The request —
Without the pictures, print the lines running from the beginning of the material to the line containing "var catTicks = categories.map(function", both ends included.

## Start

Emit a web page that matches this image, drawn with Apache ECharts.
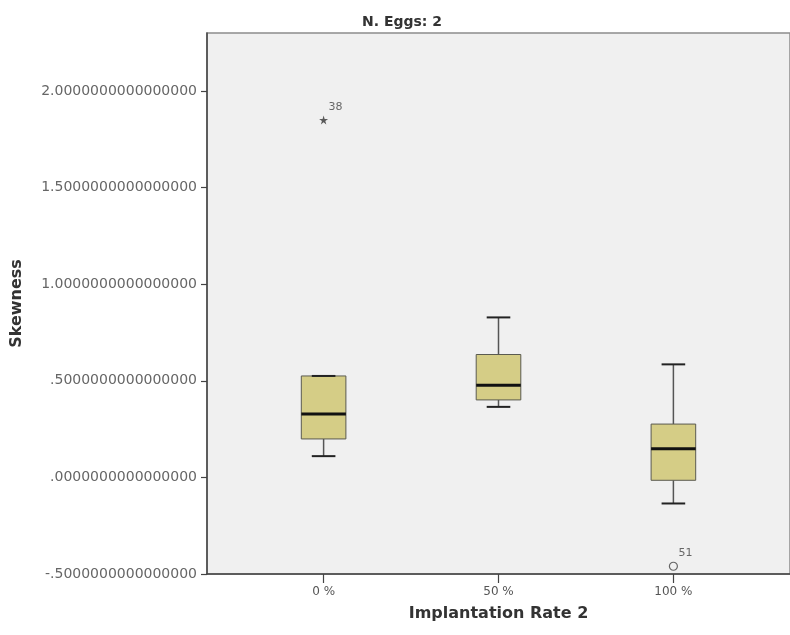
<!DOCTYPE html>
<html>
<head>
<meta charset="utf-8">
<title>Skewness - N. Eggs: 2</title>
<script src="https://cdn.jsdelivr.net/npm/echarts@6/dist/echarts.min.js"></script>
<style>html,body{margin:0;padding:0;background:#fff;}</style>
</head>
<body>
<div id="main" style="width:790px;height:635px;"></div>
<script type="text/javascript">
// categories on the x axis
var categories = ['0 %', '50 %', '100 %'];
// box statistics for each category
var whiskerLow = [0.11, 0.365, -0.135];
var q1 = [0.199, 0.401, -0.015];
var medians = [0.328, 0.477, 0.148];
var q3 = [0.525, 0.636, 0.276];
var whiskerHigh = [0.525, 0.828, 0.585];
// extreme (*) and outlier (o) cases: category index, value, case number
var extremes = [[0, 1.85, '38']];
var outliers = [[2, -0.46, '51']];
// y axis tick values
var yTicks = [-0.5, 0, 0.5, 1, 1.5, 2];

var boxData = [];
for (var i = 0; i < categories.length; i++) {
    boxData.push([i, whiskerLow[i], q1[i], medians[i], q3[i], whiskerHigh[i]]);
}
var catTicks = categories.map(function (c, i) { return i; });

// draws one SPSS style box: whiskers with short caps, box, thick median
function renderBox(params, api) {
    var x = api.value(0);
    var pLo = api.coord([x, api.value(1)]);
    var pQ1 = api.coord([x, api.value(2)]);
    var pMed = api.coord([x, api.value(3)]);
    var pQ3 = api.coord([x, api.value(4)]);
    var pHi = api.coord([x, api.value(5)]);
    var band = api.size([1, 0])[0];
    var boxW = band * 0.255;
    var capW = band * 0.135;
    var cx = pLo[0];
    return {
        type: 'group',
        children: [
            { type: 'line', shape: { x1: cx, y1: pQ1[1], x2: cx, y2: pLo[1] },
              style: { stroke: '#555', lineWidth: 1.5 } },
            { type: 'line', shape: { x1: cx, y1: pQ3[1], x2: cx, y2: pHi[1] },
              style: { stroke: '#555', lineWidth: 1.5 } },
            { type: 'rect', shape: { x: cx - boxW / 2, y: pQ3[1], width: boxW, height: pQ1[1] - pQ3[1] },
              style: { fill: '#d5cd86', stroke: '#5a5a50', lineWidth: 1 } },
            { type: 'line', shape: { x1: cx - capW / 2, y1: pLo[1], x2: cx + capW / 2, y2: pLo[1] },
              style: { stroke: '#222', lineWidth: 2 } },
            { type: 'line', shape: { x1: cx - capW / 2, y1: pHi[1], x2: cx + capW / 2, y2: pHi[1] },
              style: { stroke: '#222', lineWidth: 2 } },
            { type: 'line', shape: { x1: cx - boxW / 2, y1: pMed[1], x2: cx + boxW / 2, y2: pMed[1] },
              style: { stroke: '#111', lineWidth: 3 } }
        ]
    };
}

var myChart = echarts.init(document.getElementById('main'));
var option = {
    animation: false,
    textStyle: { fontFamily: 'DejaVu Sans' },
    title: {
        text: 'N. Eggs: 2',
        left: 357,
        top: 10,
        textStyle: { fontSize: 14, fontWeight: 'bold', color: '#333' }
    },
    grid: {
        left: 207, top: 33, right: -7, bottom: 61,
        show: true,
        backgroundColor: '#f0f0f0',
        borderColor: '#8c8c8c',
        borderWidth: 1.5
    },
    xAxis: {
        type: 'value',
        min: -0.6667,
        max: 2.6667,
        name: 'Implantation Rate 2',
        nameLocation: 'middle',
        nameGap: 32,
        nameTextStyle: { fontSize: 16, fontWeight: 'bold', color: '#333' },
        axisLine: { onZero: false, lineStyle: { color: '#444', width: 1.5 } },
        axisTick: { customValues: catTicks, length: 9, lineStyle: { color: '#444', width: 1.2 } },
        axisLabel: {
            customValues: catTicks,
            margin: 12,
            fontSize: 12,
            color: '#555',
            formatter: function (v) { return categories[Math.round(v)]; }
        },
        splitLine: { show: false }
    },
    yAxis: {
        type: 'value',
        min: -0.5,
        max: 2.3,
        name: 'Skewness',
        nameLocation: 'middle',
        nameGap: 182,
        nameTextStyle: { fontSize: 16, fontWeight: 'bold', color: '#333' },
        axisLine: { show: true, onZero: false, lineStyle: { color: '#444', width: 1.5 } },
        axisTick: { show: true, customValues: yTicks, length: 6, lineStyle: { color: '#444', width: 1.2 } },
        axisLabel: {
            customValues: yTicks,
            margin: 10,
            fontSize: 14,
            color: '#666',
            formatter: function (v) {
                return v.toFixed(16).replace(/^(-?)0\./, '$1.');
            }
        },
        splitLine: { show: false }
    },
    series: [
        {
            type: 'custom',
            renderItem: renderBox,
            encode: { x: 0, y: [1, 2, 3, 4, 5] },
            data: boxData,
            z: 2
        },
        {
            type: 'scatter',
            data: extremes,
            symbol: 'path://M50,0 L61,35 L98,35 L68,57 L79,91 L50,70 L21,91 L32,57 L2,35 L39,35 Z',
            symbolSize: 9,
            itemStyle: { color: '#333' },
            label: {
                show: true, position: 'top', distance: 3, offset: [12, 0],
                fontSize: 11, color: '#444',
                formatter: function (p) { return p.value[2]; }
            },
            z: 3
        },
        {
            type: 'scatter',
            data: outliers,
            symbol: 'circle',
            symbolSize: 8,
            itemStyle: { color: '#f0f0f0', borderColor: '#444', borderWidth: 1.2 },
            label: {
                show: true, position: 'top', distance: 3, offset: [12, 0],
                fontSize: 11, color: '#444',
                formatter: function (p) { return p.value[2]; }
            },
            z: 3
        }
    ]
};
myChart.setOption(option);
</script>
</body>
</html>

## End

Exercise answer —
Emit a web page that matches this image, drawn with Apache ECharts.
<!DOCTYPE html>
<html>
<head>
<meta charset="utf-8">
<title>Skewness - N. Eggs: 2</title>
<script src="https://cdn.jsdelivr.net/npm/echarts@6/dist/echarts.min.js"></script>
<style>html,body{margin:0;padding:0;background:#fff;}</style>
</head>
<body>
<div id="main" style="width:790px;height:635px;"></div>
<script type="text/javascript">
// categories on the x axis
var categories = ['0 %', '50 %', '100 %'];
// box statistics for each category
var whiskerLow = [0.11, 0.365, -0.135];
var q1 = [0.199, 0.401, -0.015];
var medians = [0.328, 0.477, 0.148];
var q3 = [0.525, 0.636, 0.276];
var whiskerHigh = [0.525, 0.828, 0.585];
// extreme (*) and outlier (o) cases: category index, value, case number
var extremes = [[0, 1.85, '38']];
var outliers = [[2, -0.46, '51']];
// y axis tick values
var yTicks = [-0.5, 0, 0.5, 1, 1.5, 2];

var boxData = [];
for (var i = 0; i < categories.length; i++) {
    boxData.push([i, whiskerLow[i], q1[i], medians[i], q3[i], whiskerHigh[i]]);
}
var catTicks = categories.map(function (c, i) { return i; });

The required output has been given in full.